Revue de presse

"Valéry Giscard d’Estaing est-il vraiment le « père » du regroupement familial ?" (lefigaro.fr , 4 déc. 20)

6 décembre 2020

[Les éléments de la revue de presse sont sélectionnés à titre informatif et ne reflètent pas nécessairement la position du Comité Laïcité République.]

"[...] Le regroupement familial n’est pas né à l’initiative de Valéry Giscard d’Estaing : cette pratique, l’une des composantes de l’immigration familiale, a été mise en place à partir des années 1920. Elle a été encadrée après la Seconde Guerre mondiale, par une circulaire du 20 janvier 1947.

À peine élu à l’Élysée, « VGE » a d’abord voulu mettre un coup de frein à l’immigration. En juillet 1974, sur fond de crise économique, son premier ministre Jacques Chirac décide de suspendre provisoirement l’immigration de travail et l’ensemble de l’immigration familiale. Mais celle-ci est réautorisée en décembre.

« (Le gouvernement) a en fait été empêché de mettre fin à l’immigration familiale extra-européenne », explique Muriel Cohen, historienne spécialisée dans l’histoire de l’immigration française. Deux obstacles l’ont entravé : « l’existence de règlements européens qui garantissent le droit des immigrés à vivre en famille » et à « la mobilisation d’associations telles que le Gisti (Groupe d’information et de soutien des immigrés) », détaille-t-elle dans la revue Plein Droit, éditée par cette association pro-immigration.

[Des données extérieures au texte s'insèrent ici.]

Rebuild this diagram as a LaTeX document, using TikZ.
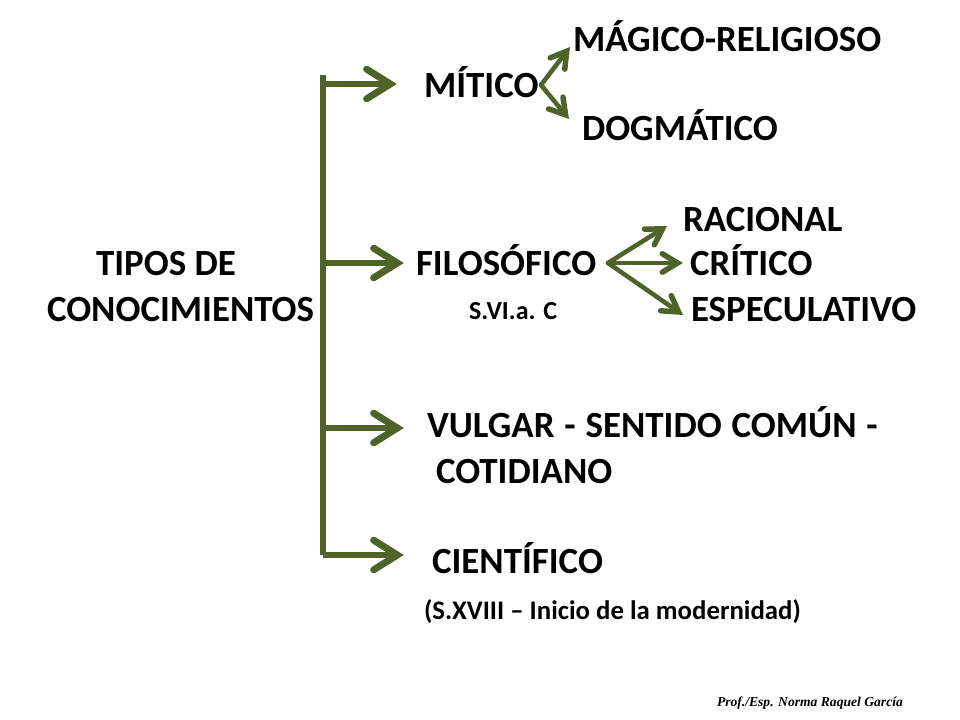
\documentclass[tikz,border=0pt]{standalone}
\usepackage{fontspec}
\setmainfont{Carlito}
\newfontfamily\sigfont{Liberation Serif}
\usetikzlibrary{calc}
\definecolor{olive}{HTML}{4F6228}
\tikzset{
  lbl/.style={anchor=base west,inner sep=0pt,outer sep=0pt,font=\fontsize{27.7}{32}\selectfont\bfseries,text=black},
  sublbl/.style={lbl,font=\fontsize{20.1}{24}\selectfont\bfseries},
  tinylbl/.style={lbl,font=\fontsize{19.5}{23}\selectfont\bfseries},
  siglbl/.style={lbl,font=\fontsize{10.2}{12}\selectfont\sigfont\bfseries\itshape},
  trunkline/.style={draw=olive,line width=4.4pt},
  bigshaft/.style={draw=olive,line width=4.8pt},
  bigbarb/.style={draw=olive,line width=5.2pt,line cap=round,line join=miter,miter limit=10},
  smallshaft/.style={draw=olive,line width=3.4pt,line cap=round},
  smallbarb/.style={draw=olive,line width=4.1pt,line cap=round,line join=miter,miter limit=10}
}
% #1 source, #2 tip: straight open arrowheads whose mitre point lands on the tip
\newcommand{\bigarr}[2]{%
  \draw[bigshaft] (#1) -- ($(#2)!9pt!(#1)$);
  \draw[bigbarb] ($($(#2)!5pt!(#1)$)!21pt!32:(#1)$) -- ($(#2)!5pt!(#1)$) -- ($($(#2)!5pt!(#1)$)!21pt!-32:(#1)$);
}
\newcommand{\smallarr}[2]{%
  \draw[smallshaft] (#1) -- ($(#2)!6.5pt!(#1)$);
  \draw[smallbarb] ($($(#2)!4pt!(#1)$)!13.5pt!31:(#1)$) -- ($(#2)!4pt!(#1)$) -- ($($(#2)!4pt!(#1)$)!13.5pt!-31:(#1)$);
}
\begin{document}
\begin{tikzpicture}[x=0.75pt,y=-0.75pt]
\useasboundingbox (0,0) rectangle (960,720);
\node[lbl] (magico) at (573,52) {MÁGICO-RELIGIOSO};
\node[lbl] (mitico) at (424,98) {MÍTICO};
\node[lbl] (dogma) at (582,141) {DOGMÁTICO};
\node[lbl] (racional) at (683,232) {RACIONAL};
\node[lbl] (tipos) at (96,276) {TIPOS DE};
\node[lbl] (filo) at (416,276) {FILOSÓFICO};
\node[lbl] (critico) at (690,276) {CRÍTICO};
\node[lbl] (conoc) at (47,321) {CONOCIMIENTOS};
\node[tinylbl] (svi) at (469,320) {S.VI.a. C};
\node[lbl] (espec) at (691,321) {ESPECULATIVO};
\node[lbl] (vulgar) at (427,437) {\spaceskip=7.4pt VULGAR - SENTIDO COMÚN -};
\node[lbl] (cotid) at (436,483) {COTIDIANO};
\node[lbl] (cient) at (432,573) {CIENTÍFICO};
\node[sublbl] (sxviii) at (424,619) {(S.XVIII – Inicio de la modernidad)};
\node[siglbl] (firma) at (717,706) {Prof./Esp. Norma Raquel García};
\coordinate (ttop) at (323,75);
\coordinate (tbot) at (323,555);
\coordinate (b1) at (323,84);
\coordinate (b2) at (323,263);
\coordinate (b3) at (323,428);
\coordinate (b4) at (323,555);
\coordinate (t1) at (397,84);
\coordinate (t2) at (404,263);
\coordinate (t3) at (404,428);
\coordinate (t4) at (404,555);
\coordinate (mo) at (541,85);
\coordinate (mu) at (570,47);
\coordinate (md) at (569,119);
\coordinate (fo) at (608,263);
\coordinate (fu) at (667,226);
\coordinate (fm) at (683,263);
\coordinate (fd) at (683,315);
\draw[trunkline] (ttop) -- (tbot);
\bigarr{b1}{t1}
\bigarr{b2}{t2}
\bigarr{b3}{t3}
\bigarr{b4}{t4}
\smallarr{mo}{mu}
\smallarr{mo}{md}
\smallarr{fo}{fu}
\smallarr{fo}{fm}
\smallarr{fo}{fd}
\end{tikzpicture}
\end{document}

Pratique courante, le regroupement familial est reconnu officiellement par un décret du 29 avril 1976, signé non par Valéry Giscard d’Estaing... mais par Jacques Chirac et quatre de ses ministres. En une trentaine de lignes, le premier ministre reconnaît le droit d’un étranger régulier à faire venir son conjoint et ses enfants mineurs en France - les familles algériennes sont toutefois exclues du dispositif -, tout en y posant des conditions (un an de résidence, ressources « stables, suffisantes », logement « adapté », ordre public, santé). Objectif affiché : encadrer l’immigration familiale et faciliter l’intégration des étrangers.

Ce texte, rappelé à Valéry Giscard d’Estaing pendant toute sa vie politique, marque une « rupture » : non « en termes de pratiques », mais « en ce qu’il marque la reconnaissance du droit au regroupement familial », indique Muriel Cohen. Des recours auprès de la justice administrative peuvent désormais être formulés par les familles, en cas de refus.

Le gouvernement fait toutefois marche arrière en 1977. Via un deuxième décret, le nouveau premier ministre Raymond Barre entend restreindre le regroupement familial aux seuls membres de familles ne demandant pas l’accès au marché de l’emploi. Mais cette mesure est annulée l’année suivante par le Conseil d’État, saisi par le Gisti.

Dans son arrêt, la plus haute juridiction administrative française consacre le « droit de mener une vie familiale normale » comme un principe général du droit, résultant du préambule de la Constitution de 1946. Ce principe est « l’acte fondateur de la transformation de l’immigration de travail en immigration de colonisation, selon la formule du sociologue Abdelmalek Sayad », juge Jean-Louis Harouel, professeur émérite d’histoire du droit à l’université Paris Panthéon-Assas, pointant une « trahison du peuple français par le Conseil d’État » dans un entretien au Figaro publié en 2016.

Le « droit de mener une vie familiale normale » sera conforté par le Conseil constitutionnel en 1993, par la jurisprudence de la Cour européenne des droits de l’homme (CEDH), et par le droit de l’Union européenne. Il deviendra une pierre d’achoppement des tentatives de limiter le regroupement familial.

D’où un mea culpa tardif de « VGE » sur « l’application » du regroupement familial. « L’idée en soi était juste et généreuse (...) Mais elle a été mal appliquée, et j’ai eu le tort de ne pas plus surveiller l’application ; j’en ai donc la responsabilité », admet-il dans sa biographie écrite par l’historien Éric Roussel (Éditions de l’Observatoire, 2018). « Nous visions le noyau familial tel que nous le connaissons et nous avons vu arriver des noyaux familiaux totalement différents. »

Il a toutefois fallu attendre le septennat de son successeur, François Mitterrand, pour que l’immigration familiale augmente. Sous Giscard d’Estaing, celle-ci n’a cessé de diminuer, passant de 51.800 entrées légales annuelles en 1975 à 42.020 en 1980 (hors familles originaires de la Communauté économique européenne), selon l’Office national d’immigration.

Ce flux a ensuite varié au gré des changements de la législation. Aujourd’hui, l’immigration familiale reste le principal mode d’entrée des étrangers en France. En 2019, sur 275.000 entrées légales, elle a concerné plus de 90.000 personnes, dont quelque 27.000 membres de famille d’étrangers."